I thought that I could read music. I took piano lessons for years as a child from an old woman, Viola Hicks, who drove around to the scattered farm houses and gave half hour lessons for one dollar a session. And I did learn to play. I can pound out a ragtime tune from Scott Joplin, play a little Bach and Grieg, make my way presentably through a church hymnal, and pretty much play any piece of popular sheet music that you put in front of me.
I can sing, too, either the tune or in harmony.
But, it turns out, I don’t know what I’m doing. Point to a particular note on the page and I have to work out what it is. It’ll take me several seconds to answer. Ask me what chord I’m playing and I just don’t know. What key am I playing in? God help me, I’m not that smart.
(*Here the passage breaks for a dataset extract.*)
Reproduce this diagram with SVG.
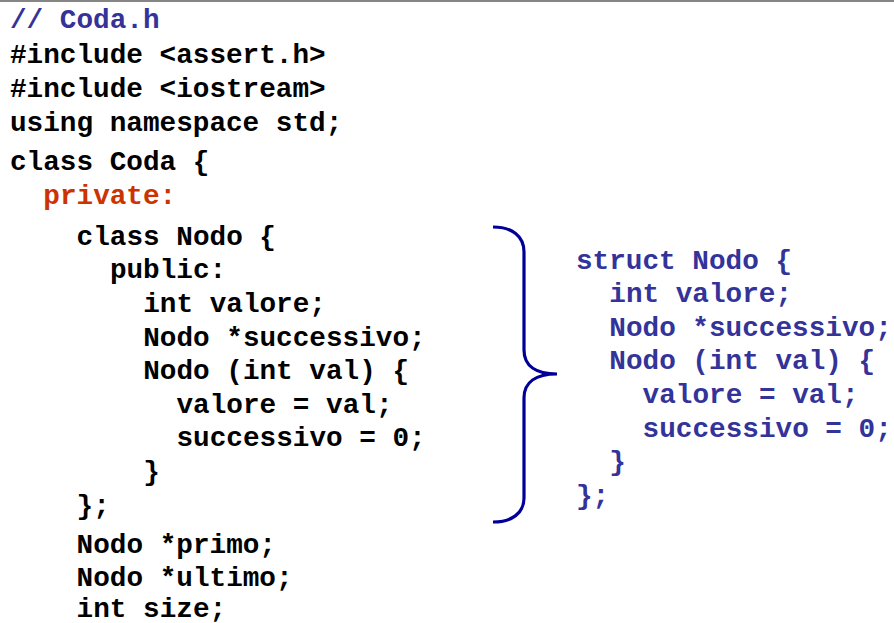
<svg xmlns="http://www.w3.org/2000/svg" width="894" height="623" viewBox="0 0 894 623">
<style>
text{font-family:"Liberation Mono","Courier New",monospace;font-weight:bold;font-size:27.7px;white-space:pre}
.k{fill:#000}
.b{fill:#333399}
.r{fill:#cc3300}
</style>
<rect width="894" height="623" fill="#fff"/>
<line x1="0" y1="1" x2="894" y2="1" stroke="#858585" stroke-width="2"/>
<g id="left-code">
<text class="b" x="10" y="28">// Coda.h</text>
<text class="k" x="10" y="63">#include &lt;assert.h&gt;</text>
<text class="k" x="10" y="97">#include &lt;iostream&gt;</text>
<text class="k" x="10" y="130.5">using namespace std;</text>
<text class="k" x="10" y="170">class Coda {</text>
<text class="r" x="43.3" y="204">private:</text>
<text class="k" x="76.6" y="244.5">class Nodo {</text>
<text class="k" x="109.9" y="278">public:</text>
<text class="k" x="143.2" y="312">int valore;</text>
<text class="k" x="143.2" y="345.5">Nodo *successivo;</text>
<text class="k" x="143.2" y="379">Nodo (int val) {</text>
<text class="k" x="176.5" y="412.5">valore = val;</text>
<text class="k" x="176.5" y="446">successivo = 0;</text>
<text class="k" x="143.2" y="480">}</text>
<text class="k" x="76.6" y="514">};</text>
<text class="k" x="76.6" y="552.5">Nodo *primo;</text>
<text class="k" x="76.6" y="585.5">Nodo *ultimo;</text>
<text class="k" x="76.6" y="616.5">int size;</text>
</g>
<g id="brace">
<path d="M493,227 C512,227 524,236 524,252 L524,350 C524,366 536,374 557,374 C536,374 524,382 524,398 L524,498 C524,513 512,522 493,522" fill="none" stroke="#000099" stroke-width="3.2"/>
</g>
<g id="right-code">
<text class="b" x="576" y="269">struct Nodo {</text>
<text class="b" x="609.3" y="301.5">int valore;</text>
<text class="b" x="609.3" y="335.5">Nodo *successivo;</text>
<text class="b" x="609.3" y="369">Nodo (int val) {</text>
<text class="b" x="642.6" y="403">valore = val;</text>
<text class="b" x="642.6" y="437">successivo = 0;</text>
<text class="b" x="609.3" y="469.5">}</text>
<text class="b" x="576" y="503.5">};</text>
</g>
</svg>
I see the dots on the page and I know what keys to press down. I have raw musical talent, a good ear, but no comprehension of music theory.
I found this out in complete clarity the other day as I was learning to play my new ukulele. I am doing really well learning to play the chords, but the moment that I attempted playing individual notes I slammed right into the wall of comprehension. Play an A? What’s that?
It is immensely frustrating and frightening. I thought that I knew this stuff. What I can do is really remarkable. I’m more like a computer reading assembly code. I see the dots and my hands press down the right keys. My ear notes when I press the wrong key and I quickly correct. So yes, I can read music, but I don’t really understand it the way I thought I did.
And so, when I’m nearly 54, I’m setting out to really learn to read music. Gods above, it’s hard!
And it’s really, really satisfying.
I am betting there are more of these things hiding in my head. Things that I think that I know, but of which I only skim the surface. I’ll see if I can manage learning to really read music before seeking out more things that I should know, but don’t.
What do you think that you know? Are you sure? Might be time to test yourself and see if you are doing more than seeing the dots and pressing the keys. Once you uncover one of these frustrating oversights you have a chance to do something about it, to learn something new, and, possibly, to get much better at something you value.
This reinforces a maxim that I’ve stated before: most of what we think we know is wrong. The degree to which we’re willing to test what we know, to learn, to become a little less wrong, determines how far we can go in any given area.
I’m playing painfully slow scales, but I’m learning. I can’t kid myself any more.